Attention at Condoleezza Rice's confirmation hearing focused on Iraq, but that was not the only policy discussed. Senate Foreign Relations Committee Chairman Richard Lugar (R-Ind.) pressed the soon-to-be Secretary of State on the obscure but important Law of the Sea Treaty (LOST). Ms. Rice responded that the President "certainly would like to see it pass as soon as possible."
One of President Ronald Reagan's notable achievements was derailing the omnibus convention. But Secretary Rice argued that the treaty "serves our national security interests, serves our economic interests. We very much want to see it go into force."

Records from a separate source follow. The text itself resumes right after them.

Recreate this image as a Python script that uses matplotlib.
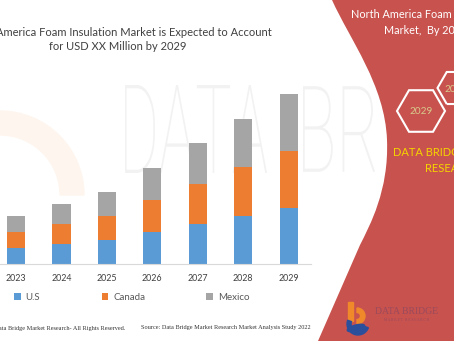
import numpy as np
import matplotlib
matplotlib.use("Agg")
import matplotlib.pyplot as plt
from matplotlib.patches import PathPatch, RegularPolygon, Wedge, Rectangle, Ellipse
from matplotlib.path import Path
from matplotlib.textpath import TextPath
from matplotlib.font_manager import FontProperties
from matplotlib.transforms import Affine2D

# data (placeholder market values)
years = ["2023", "2024", "2025", "2026", "2027", "2028", "2029"]
us = [16, 20, 24, 32, 40, 48, 56]
canada = [16, 20, 24, 32, 40, 49, 57]
mexico = [16, 20, 24, 32, 41, 48, 57]
series_names = ["U.S", "Canada", "Mexico"]
series_colors = ["#5B9BD5", "#ED7D31", "#A5A5A5"]

W, H = 454, 341
RED = "#C8524E"
FONT = "Lato"

fig = plt.figure(figsize=(W / 100, H / 100), dpi=100)

# background layer in pixel coordinates
bg = fig.add_axes([0, 0, 1, 1])
bg.set_xlim(0, W)
bg.set_ylim(H, 0)
bg.axis("off")

# faint watermark swoosh and letters
bg.add_patch(Wedge((0, 195), 84, 270, 360, width=24, color="#FEF5EE", zorder=1))

wm_font = FontProperties(family="Roboto", weight="light")


def watermark(word, x0, x1, y0, y1):
    tp = TextPath((0, 0), word, size=1, prop=wm_font)
    ext = tp.get_extents()
    sx = (x1 - x0) / ext.width
    sy = (y1 - y0) / ext.height
    tr = Affine2D().translate(-ext.x0, -ext.y0).scale(sx, -sy).translate(x0, y1)
    bg.add_patch(PathPatch(tr.transform_path(tp), fc="#F2F2F2", ec="none", zorder=1))


watermark("DATA", 125, 267, 85, 173)
watermark("BRIDGE", 303, 520, 85, 173)

# red side panel
verts = [(332, 0), (350, 40), (385, 85), (387, 140),
         (389, 190), (370, 225), (360, 245),
         (318, 341), (W, H), (W, 0), (332, 0)]
codes = [Path.MOVETO, Path.CURVE4, Path.CURVE4, Path.CURVE4,
         Path.CURVE4, Path.CURVE4, Path.CURVE4,
         Path.LINETO, Path.LINETO, Path.LINETO, Path.CLOSEPOLY]
bg.add_patch(PathPatch(Path(verts, codes), fc=RED, ec="none", zorder=2))

bg.text(426, 14, "North America Foam Insulation", ha="center", va="center",
        color="white", fontsize=7.8, family=FONT, zorder=3)
bg.text(426, 30, "Market,  By 2029", ha="center", va="center",
        color="white", fontsize=7.8, family=FONT, zorder=3)

# hexagons
for cx, cy, r, label in [(421, 111, 24, "2029"), (456, 88, 18.5, "2022")]:
    bg.add_patch(RegularPolygon((cx, cy), 6, radius=r, orientation=np.pi / 6,
                                fill=False, ec="white", lw=1.5, zorder=3))
    bg.text(cx, cy + 1, label, ha="center", va="center", color="#D8C98C",
            fontsize=7.2, family=FONT, zorder=3)

bg.text(453, 153, "DATA BRIDGE MARKET", ha="center", va="center",
        color="#F5D400", fontsize=8, family=FONT, zorder=3)
bg.text(453, 169, "RESEARCH", ha="center", va="center",
        color="#F5D400", fontsize=8, family=FONT, zorder=3)

# logo bottom right
bg.add_patch(Rectangle((348, 302), 4.5, 19, color="#F0892A", zorder=3))
bg.add_patch(Wedge((357, 316), 8, 270, 90, width=4.5, color="#F0892A", zorder=3))
bg.add_patch(Wedge((358, 324), 11, 20, 200, width=4, color="#2C4F9C", zorder=3))
bg.add_patch(Ellipse((356, 328), 18, 6, angle=-15, color="#2C4F9C", zorder=3))
bg.text(407, 312, "DATA BRIDGE", ha="center", va="center", color="#9A4A5C",
        fontsize=7, family="Liberation Serif", zorder=3)
bg.text(407, 320, "M A R K E T   R E S E A R C H", ha="center", va="center",
        color="#9A4A5C", fontsize=2.6, family="Liberation Serif", zorder=3)

# title
bg.text(118, 32, "North America Foam Insulation Market is Expected to Account",
        ha="center", va="center", color="#404040", fontsize=8, family=FONT, zorder=3)
bg.text(118, 47, "for USD XX Million by 2029",
        ha="center", va="center", color="#404040", fontsize=8, family=FONT, zorder=3)

# footer
bg.text(125, 328, "\u00a9 Data Bridge Market Research- All Rights Reserved.",
        ha="right", va="center", color="#333333", fontsize=4.5,
        family="Liberation Serif", zorder=3)
bg.text(141, 328, "Source: Data Bridge Market Research Market Analysis Study 2022",
        ha="left", va="center", color="#333333", fontsize=4.5,
        family="Liberation Serif", zorder=3)

# stacked bar chart
base_y, top_y = 264, 80
ax = fig.add_axes([-6.7 / W, (H - base_y) / H, 318 / W, (base_y - top_y) / H])
ax.patch.set_alpha(0)
x = np.arange(len(years))
bottoms = np.zeros(len(years))
for vals, name, col in zip([us, canada, mexico], series_names, series_colors):
    ax.bar(x, vals, 0.4, bottom=bottoms, color=col, label=name, zorder=2)
    bottoms = bottoms + np.array(vals)

ax.set_xlim(-0.5, 6.5)
ax.set_ylim(0, base_y - top_y)
ax.set_xticks(x, years)
ax.set_yticks([])
for s in ["top", "right", "left"]:
    ax.spines[s].set_visible(False)
ax.spines["bottom"].set_color("#D9D9D9")
ax.tick_params(axis="x", length=0, pad=7, labelsize=6.4, labelcolor="#404040")
for lbl in ax.get_xticklabels():
    lbl.set_family(FONT)

ax.legend(loc="center left", bbox_to_anchor=(14 / W, 1 - 297 / H),
          bbox_transform=fig.transFigure, ncol=3, frameon=False,
          borderpad=0, borderaxespad=0, handlelength=0.7, handleheight=0.7,
          handletextpad=0.5, columnspacing=6.3,
          prop=FontProperties(family=FONT, size=7), labelcolor="#595959")

fig.savefig("out.png", dpi=100)
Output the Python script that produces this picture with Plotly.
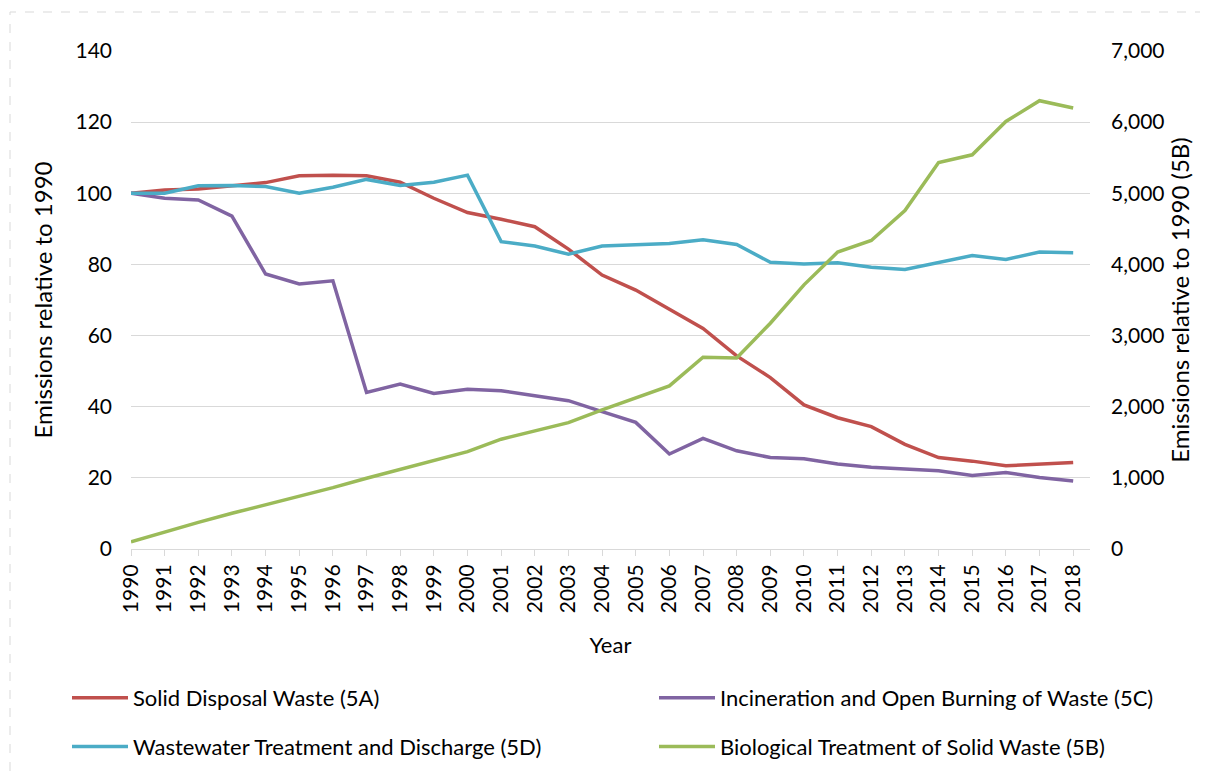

In fact, the U.S. should sink LOST today as it did in 1982.
The treaty has been styled as a constitution of the oceans. The expansive agreement ranges across environmental, fishing, navigation, and resource issues.
LOST is enormously complex. Many of its provisions are uncontroversial. Some are ambiguous, generating debate over their likely effects. Unfortunately, a number of them are pernicious.
The treaty was largely developed in the 1970s and is a relic from that very different time. LOST was pushed by the Third World, supported by the Soviet bloc, to mulct wealth and technology from the industrialized West. Only President Reagan's willingness to confront the "international community" by rejecting the convention saved the U.S. from signing away access to the entire seabed.
Unfortunately, however, bad treaties never seem to go away. Even under Reagan the State Department pushed to ratify LOST. The first Bush administration made tentative moves to renegotiate the convention.
Those efforts were picked up by the Clinton administration, which signed an agreement to revise the treaty in 1994. Most industrialized states and even post-Soviet Russia, which initially had joined the U.S. in staying out of the treaty regime, soon ratified LOST.
The Republican takeover of Congress ended President Clinton's hope of winning Senate ratification. But GOP members seem less likely to resist the Bush administration's importunings.
THE CONVENTION ADMITTEDLY has benefits. Covenants covering economic resources, the environment, and navigation generally offer positive advances or reflect existing international law. In many cases, however, most of the benefits are achievable without the treaty.
Moreover, some LOST proponents see the convention as a "living" document. For instance, the U.N. Division for Ocean Affairs and the Law of the Sea explained that the Treaty "is not, however, a static instrument, but rather a dynamic and evolving body of law that must be vigorously safeguarded and its implementation aggressively advanced." If international jurists proved half as willing as U.S. judges to creatively make law, LOST's ultimate consequences could be enormous.
Of greatest importance in today's unsettled security environment probably is free transit. LOST purports to guarantee freedom of navigation, an important value.
However, many of those provisions reflect customary international law. Moreover, the treaty is neither unambiguous nor will it prevent other nations from challenging the U.S., whether America is in or out of the LOST.
For instance, several countries, including major players such as Brazil, China, and India, have made extensive ocean claims opposed by other states as excessive. In his Senate testimony in late 2003 Adm. Michael G. Mullen, Vice Chief of Naval Operations, warned that the U.S. should not expect that "countries' attempts to restrict navigation will cease once the United States becomes a party to the Law of the Sea Convention."
The Bush administration also has emphasized that its support for LOST is based on the assumption that the U.S. will have exclusive authority over its military operations. In his testimony State Department legal adviser William H. Taft IV said acceptance had to be conditioned "upon the understanding that each Party has the exclusive right to determine which of its activities are 'military activities' and that such determination is not subject to review."